Mateusz Mickiewicz, prawnik Kamila L. znanego jako „Budda”, ujawnił, w jaki sposób jego klient zareagował na decyzję o aresztowaniu. YouTuber ma spędzić w odosobnieniu trzy miesiące.
O Kamilu L. mówi dziś cała Polska. To znany YouTuber, który organizował głośne loterie. Można w nich było wygrać luksusowe i drogie auta. Chętnych było wielu, a Kamil L. uchodził za bardzo zamożną osobę. 14 października został zatrzymany przez CBŚP.
Niedawno postawiono mu zarzut kierowania grupą przestępczą oraz udziału w niej. Sąd podjął również decyzję o umieszczeniu „Buddy” w areszcie na najbliższe trzy miesiące. W jaki sposób Kamil L. zareagował na ten fakt?

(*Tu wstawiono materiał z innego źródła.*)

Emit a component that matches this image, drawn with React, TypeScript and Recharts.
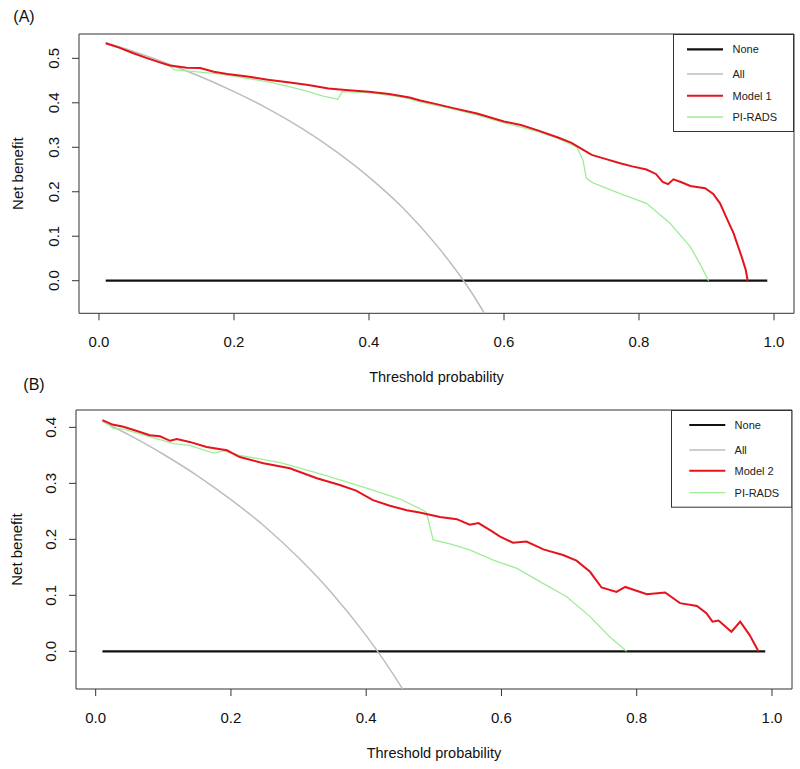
import { LineChart, Line, XAxis, YAxis, ReferenceArea, Legend } from "recharts";

// axis ticks
const xTicks = [0, 0.2, 0.4, 0.6, 0.8, 1.0];
const yTicksA = [0, 0.1, 0.2, 0.3, 0.4, 0.5];
const yTicksB = [0, 0.1, 0.2, 0.3, 0.4];

// reference lines
const noneX = [0.01, 0.99];
const noneY = [0, 0];

// panel A
const allXA = [0.01, 0.05, 0.1, 0.15, 0.2, 0.25, 0.3, 0.35, 0.4, 0.45, 0.5, 0.55, 0.6];
const allYA = [0.535, 0.516, 0.489, 0.459, 0.425, 0.387, 0.343, 0.292, 0.233, 0.164, 0.08, -0.022, -0.15];

const model1X = [
  0.01, 0.03, 0.05, 0.07, 0.09, 0.105, 0.13, 0.15, 0.17, 0.19, 0.22, 0.25, 0.28, 0.31, 0.34, 0.37, 0.4, 0.43,
  0.46, 0.476, 0.5, 0.525, 0.56, 0.6, 0.625, 0.65, 0.68, 0.7, 0.713, 0.73, 0.75, 0.772, 0.79, 0.811, 0.825,
  0.835, 0.843, 0.851, 0.862, 0.876, 0.898, 0.91, 0.92, 0.93, 0.94, 0.952, 0.958, 0.961,
];
const model1Y = [
  0.534, 0.524, 0.512, 0.501, 0.491, 0.484, 0.479, 0.478, 0.47, 0.465, 0.459, 0.452, 0.446, 0.44, 0.432, 0.428,
  0.425, 0.42, 0.412, 0.405, 0.397, 0.388, 0.376, 0.358, 0.35, 0.338, 0.322, 0.31, 0.298, 0.283, 0.274, 0.264,
  0.257, 0.25, 0.24, 0.222, 0.217, 0.228, 0.222, 0.213, 0.208, 0.195, 0.174, 0.14, 0.107, 0.054, 0.025, 0,
];

const piradsXA = [
  0.01, 0.05, 0.09, 0.105, 0.112, 0.15, 0.184, 0.209, 0.258, 0.283, 0.308, 0.332, 0.354, 0.36, 0.4, 0.45, 0.476,
  0.525, 0.56, 0.6, 0.65, 0.68, 0.708, 0.717, 0.722, 0.732, 0.772, 0.811, 0.846, 0.876, 0.89, 0.903,
];
const piradsYA = [
  0.534, 0.512, 0.491, 0.483, 0.474, 0.469, 0.464, 0.458, 0.445, 0.436, 0.426, 0.415, 0.408, 0.425, 0.423, 0.413,
  0.402, 0.386, 0.373, 0.355, 0.335, 0.32, 0.3, 0.271, 0.23, 0.22, 0.196, 0.174, 0.129, 0.076, 0.039, 0,
];

// panel B
const allXB = [0.01, 0.05, 0.1, 0.15, 0.2, 0.25, 0.3, 0.35, 0.4, 0.45, 0.5];
const allYB = [0.411, 0.386, 0.352, 0.314, 0.271, 0.223, 0.167, 0.103, 0.028, -0.06, -0.166];

const model2X = [
  0.01, 0.025, 0.041, 0.06, 0.08, 0.095, 0.11, 0.12, 0.139, 0.164, 0.194, 0.213, 0.248, 0.287, 0.327, 0.361, 0.385,
  0.41, 0.435, 0.46, 0.479, 0.509, 0.534, 0.553, 0.566, 0.585, 0.598, 0.617, 0.637, 0.662, 0.691, 0.711, 0.731,
  0.748, 0.77, 0.783, 0.815, 0.842, 0.864, 0.889, 0.903, 0.912, 0.921, 0.94, 0.953, 0.967, 0.98,
];
const model2Y = [
  0.413, 0.405, 0.401, 0.394, 0.386, 0.384, 0.376, 0.379, 0.374, 0.365, 0.359, 0.347, 0.336, 0.327, 0.309, 0.297,
  0.287, 0.27, 0.26, 0.252, 0.248, 0.24, 0.236, 0.226, 0.229, 0.215, 0.205, 0.194, 0.196, 0.182, 0.172, 0.162,
  0.142, 0.114, 0.106, 0.115, 0.102, 0.105, 0.086, 0.081, 0.068, 0.053, 0.055, 0.035, 0.053, 0.029, 0,
];

const piradsXB = [
  0.01, 0.026, 0.041, 0.09, 0.115, 0.139, 0.174, 0.189, 0.213, 0.273, 0.337, 0.41, 0.45, 0.479, 0.489, 0.499, 0.524,
  0.553, 0.588, 0.623, 0.662, 0.696, 0.731, 0.76, 0.785,
];
const piradsYB = [
  0.413, 0.398, 0.397, 0.38, 0.371, 0.368, 0.354, 0.358, 0.35, 0.337, 0.315, 0.288, 0.272, 0.255, 0.248, 0.199,
  0.192, 0.181, 0.163, 0.148, 0.121, 0.098, 0.062, 0.026, 0,
];

const FONT = '"Liberation Sans", Arial, Helvetica, sans-serif';
const INK = "#111";

const zip = (xs: number[], ys: number[]) => xs.map((x, i) => ({ x, y: ys[i] }));

function RotatedTick(props: any) {
  const { x, y, payload } = props;
  return (
    <text transform={`translate(${x},${y}) rotate(-90)`} textAnchor="middle" fontSize={15} fill={INK}>
      {Number(payload.value).toFixed(1)}
    </text>
  );
}

function LegendBox({ payload, box, widths }: any) {
  const order = Object.keys(widths);
  const items = [...(payload ?? [])].sort((a: any, b: any) => order.indexOf(a.value) - order.indexOf(b.value));
  return (
    <svg width={box.w} height={box.h} style={{ display: "block" }}>
      <rect x={0.5} y={0.5} width={box.w - 1} height={box.h - 1} fill="white" stroke="#333" />
      {items.map((it: any, i: number) => (
        <g key={it.value}>
          <line x1={box.lineX1} x2={box.lineX2} y1={box.rows[i]} y2={box.rows[i]} stroke={it.color} strokeWidth={widths[it.value]} />
          <text x={box.textX} y={box.rows[i] + 4} fontSize={11} fill="#222">
            {it.value}
          </text>
        </g>
      ))}
    </svg>
  );
}

function Panel(props: any) {
  const { top, height, margin, yWidth, xHeight, xDomain, yDomain, yTicks, all, model, modelName, pirads, tickGap, xLabelOffset, yLabelOffset, box } = props;
  const widths: Record<string, number> = { None: 2.2, All: 1.5, [modelName]: 2, "PI-RADS": 1.3 };
  return (
    <div style={{ position: "absolute", left: 0, top }}>
      <LineChart width={800} height={height} margin={margin}>
        <XAxis
          type="number"
          dataKey="x"
          domain={xDomain}
          ticks={xTicks}
          interval={0}
          allowDataOverflow
          axisLine={false}
          tickSize={7}
          tickMargin={tickGap}
          tickLine={{ stroke: "#333" }}
          tick={{ fill: INK, fontSize: 15 }}
          tickFormatter={(v: number) => v.toFixed(1)}
          height={xHeight}
          label={{ value: "Threshold probability", position: "insideBottom", offset: xLabelOffset, fill: INK, fontSize: 14.5 }}
        />
        <YAxis
          type="number"
          domain={yDomain}
          ticks={yTicks}
          interval={0}
          allowDataOverflow
          axisLine={false}
          tickSize={7}
          tickMargin={13.5}
          tickLine={{ stroke: "#333" }}
          tick={<RotatedTick />}
          width={yWidth}
          label={{ value: "Net benefit", angle: -90, position: "insideLeft", offset: yLabelOffset, fill: INK, fontSize: 15, style: { textAnchor: "middle" } }}
        />
        <ReferenceArea x1={xDomain[0]} x2={xDomain[1]} y1={yDomain[0]} y2={yDomain[1]} fill="none" stroke="#333" strokeWidth={1} />
        <Line data={zip(noneX, noneY)} dataKey="y" name="None" stroke={INK} strokeWidth={widths.None} dot={false} isAnimationActive={false} />
        <Line data={all} dataKey="y" name="All" type="monotone" stroke="#bdbdbd" strokeWidth={widths.All} dot={false} isAnimationActive={false} />
        <Line data={pirads} dataKey="y" name="PI-RADS" stroke="#9eed98" strokeWidth={widths["PI-RADS"]} dot={false} isAnimationActive={false} />
        <Line data={model} dataKey="y" name={modelName} stroke="#e5141c" strokeWidth={widths[modelName]} dot={false} isAnimationActive={false} />
        <Legend
          layout="horizontal"
          align="center"
          verticalAlign="middle"
          wrapperStyle={{ left: box.left, top: box.top, width: box.w, height: box.h, margin: 0 }}
          content={(p: any) => <LegendBox payload={p.payload} box={box} widths={widths} />}
        />
      </LineChart>
    </div>
  );
}

export default function App() {
  return (
    <div style={{ position: "absolute", left: 0, top: 0, width: 800, height: 769, background: "white", fontFamily: FONT }}>
      <Panel
        top={0}
        height={385}
        margin={{ top: 34, right: 6, bottom: 0, left: 0 }}
        yWidth={79}
        xHeight={71.7}
        xDomain={[-0.0296, 1.0296]}
        yDomain={[-0.0733, 0.5547]}
        yTicks={yTicksA}
        all={zip(allXA, allYA)}
        model={zip(model1X, model1Y)}
        modelName="Model 1"
        pirads={zip(piradsXA, piradsYA)}
        tickGap={15.7}
        xLabelOffset={3}
        yLabelOffset={18}
        box={{ left: 673, top: 34, w: 121, h: 98, lineX1: 14, lineX2: 50, textX: 59.5, rows: [15.3, 40, 61.7, 83] }}
      />
      <Panel
        top={385}
        height={384}
        margin={{ top: 25, right: 8, bottom: 0, left: 0 }}
        yWidth={76}
        xHeight={80}
        xDomain={[-0.0291, 1.0296]}
        yDomain={[-0.0673, 0.431]}
        yTicks={yTicksB}
        all={zip(allXB, allYB)}
        model={zip(model2X, model2Y)}
        modelName="Model 2"
        pirads={zip(piradsXB, piradsYB)}
        tickGap={16.7}
        xLabelOffset={11}
        yLabelOffset={16.5}
        box={{ left: 670.7, top: 25, w: 121.3, h: 97.7, lineX1: 18.3, lineX2: 54.3, textX: 63.6, rows: [15, 40, 60.7, 82.7] }}
      />
      <svg width={800} height={769} style={{ position: "absolute", left: 0, top: 0, pointerEvents: "none" }}>
        <text x={13.3} y={21.6} fontSize={16} fill={INK}>
          (A)
        </text>
        <text x={23.3} y={390} fontSize={16} fill={INK}>
          (B)
        </text>
      </svg>
    </div>
  );
}
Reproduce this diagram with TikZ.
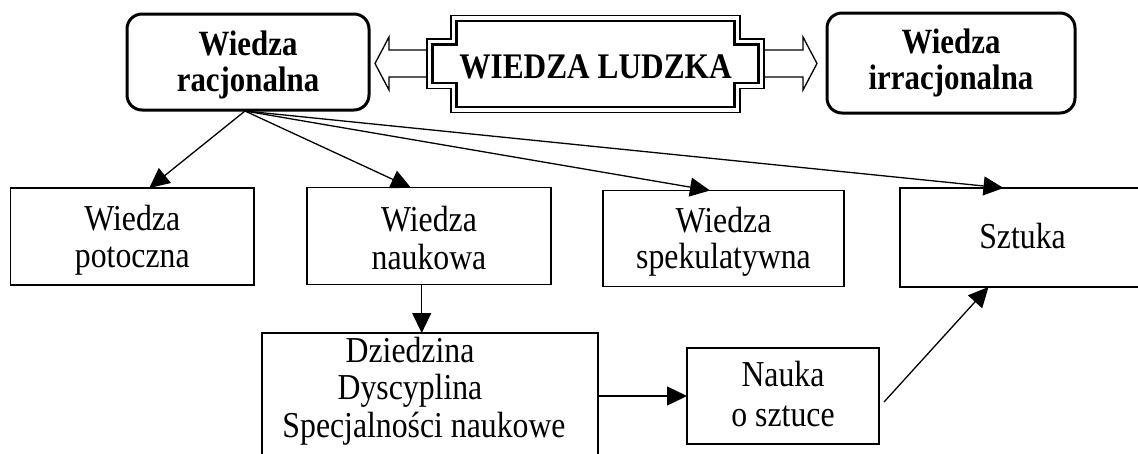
\documentclass[tikz,border=0pt]{standalone}
\usepackage{fontspec}
\setmainfont{Liberation Serif}[FakeStretch=0.87]
\usetikzlibrary{arrows.meta,calc}
% strut: #1 = height above baseline, #2 = depth below baseline
\newcommand{\mys}[2]{\rule[-#2pt]{0pt}{\dimexpr #1pt+#2pt\relax}}
\begin{document}
\begin{tikzpicture}[x=1pt,y=-1pt,
  every node/.style={inner sep=0pt, outer sep=0pt},
  txt/.style={font=\fontsize{36.5}{36}\selectfont, align=center},
  plainbox/.style={draw, line width=1.3pt, txt},
  rndbox/.style={draw, line width=3pt, rounded corners=15pt, align=center,
    font=\bfseries\fontsize{35.5}{36}\selectfont},
  arr/.style={line width=1.3pt, -{Triangle[length=20pt,width=19pt]}},
  hollow/.style={line width=1.3pt, line join=miter}
]
\useasboundingbox (0,0) rectangle (1138,453);
\clip (0,0) rectangle (1138,453);
\fill[white] (0,0) rectangle (1138,453);

% top row
\node[rndbox, minimum width=242pt, minimum height=96pt] (rac) at (248,62)
  {\mys{30}{5}Wiedza\\\mys{30}{5}racjonalna};
\node[rndbox, minimum width=248pt, minimum height=100pt] (irr) at (951,63)
  {\mys{26}{9}Wiedza\\\mys{26}{9}irracjonalna};

% plaque
\draw[line width=1.2pt] (451,15.5) -- (740,15.5) -- (740,39) -- (764,39) -- (764,88.5)
  -- (740,88.5) -- (740,112.5) -- (451,112.5) -- (451,88.5) -- (427,88.5)
  -- (427,39) -- (451,39) -- cycle;
\draw[line width=2.2pt] (456.5,21) -- (734.5,21) -- (734.5,44.5) -- (758.5,44.5)
  -- (758.5,83) -- (734.5,83) -- (734.5,107) -- (456.5,107) -- (456.5,83)
  -- (432.5,83) -- (432.5,44.5) -- (456.5,44.5) -- cycle;
\node[anchor=base, font=\bfseries\fontsize{36}{36}\selectfont] (lud) at (595.5,78) {WIEDZA LUDZKA};

% hollow arrows
\draw[hollow] (427,50) -- (389,50) -- (389,37) -- (375,63.5) -- (389,90) -- (389,77) -- (427,77);
\draw[hollow] (764,50) -- (803,50) -- (803,37) -- (817,63.5) -- (803,90) -- (803,77) -- (764,77);

% middle row
\node[plainbox, minimum width=243.3pt, minimum height=97pt] (pot) at (132.3,236.5)
  {\mys{32.5}{4}Wiedza\\\mys{32.5}{4}potoczna};
\node[plainbox, minimum width=244pt, minimum height=97pt] (nauk) at (429,236.3)
  {\mys{32.5}{4}Wiedza\\\mys{32.5}{4}naukowa};
\node[plainbox, minimum width=241pt, minimum height=96pt] (spe) at (723.5,238.5)
  {\mys{31}{4}Wiedza\\\mys{31}{4}spekulatywna};
\node[plainbox, minimum width=245pt, minimum height=99pt] (szt) at (1022.5,237.5)
  {\mys{28.5}{7.5}Sztuka};

% bottom row
\node[draw, line width=1.3pt, minimum width=336pt, minimum height=127pt] (dz) at (430,396.5) {};
\node[anchor=north, align=center, font=\fontsize{36.5}{37.5}\selectfont] (dzt) at (424,333.5)
  {\mys{28.5}{9}Dziedzina\hbox to 28pt{}\\\mys{28.5}{9}Dyscyplina\hbox to 28pt{}\\\mys{28.5}{9}Specjalności naukowe};
\node[plainbox, minimum width=192pt, minimum height=96pt] (nos) at (783,396)
  {\mys{30}{9}Nauka\\\mys{30}{9}o sztuce};

% connectors
\coordinate (r0) at ($(rac.south)+(-3,1)$);
\draw[arr] (r0) -- ($(pot.north)+(17,0)$);
\draw[arr] (r0) -- ($(nauk.north)+(-18,0)$);
\draw[arr] (r0) -- ($(spe.north)+(-13.5,0)$);
\draw[arr] (r0) -- ($(szt.north)+(-19,0)$);
\coordinate (v1) at ($(nauk.south)+(-7.3,0)$);
\draw[arr] (v1) -- (v1 |- dz.north);
\draw[arr] (dz.east |- nos.west) -- (nos.west);
\draw[arr] ($(nos.east)+(5,6)$) -- ($(szt.south)+(-34,0)$);
\end{tikzpicture}
\end{document}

O tym w rozmowie z Onetem opowiedział jego prawnik, Mateusz Mickiewicz.
– Na pewno dla każdej osoby decyzja o zastosowaniu tymczasowego aresztowania jest czymś szokującym, traumatycznym – rozpoczął swój wywiad Mateusz Mickiewicz komentując decyzję o umieszczeniu w areszcie jego klienta.
Wiadomo, jak „Budda” zareagował na decyzję o areszcie
– Natomiast pan Kamil przyjął to ze spokojem. Myślę, że ten spokój wynika z jego spokoju duszy, również biorąc pod uwagę to, że niczego złego nie zrobił i wszystko starał się zrealizować zgodnie z literą prawa oraz tego, że nie jest żadnym przestępcą i takich czynów nie chciał popełnić – powiedział Mickiewicz.
Prawnik „Buddy” dodał również, że jego klient będzie walczył o to, by udowodnić swoją niewinność i uniknąć jakiegokolwiek wyroku. Stwierdził także, że wiara Kamila L. daje mu moc, by się obronić.
– Więc będzie walczył. I ta wiara w sprawiedliwość i jej wymierzenie docelowe w znaczeniu wykazania niesłuszności oskarżenia daje mu moc do tego, żeby się wybronić – oznajmił.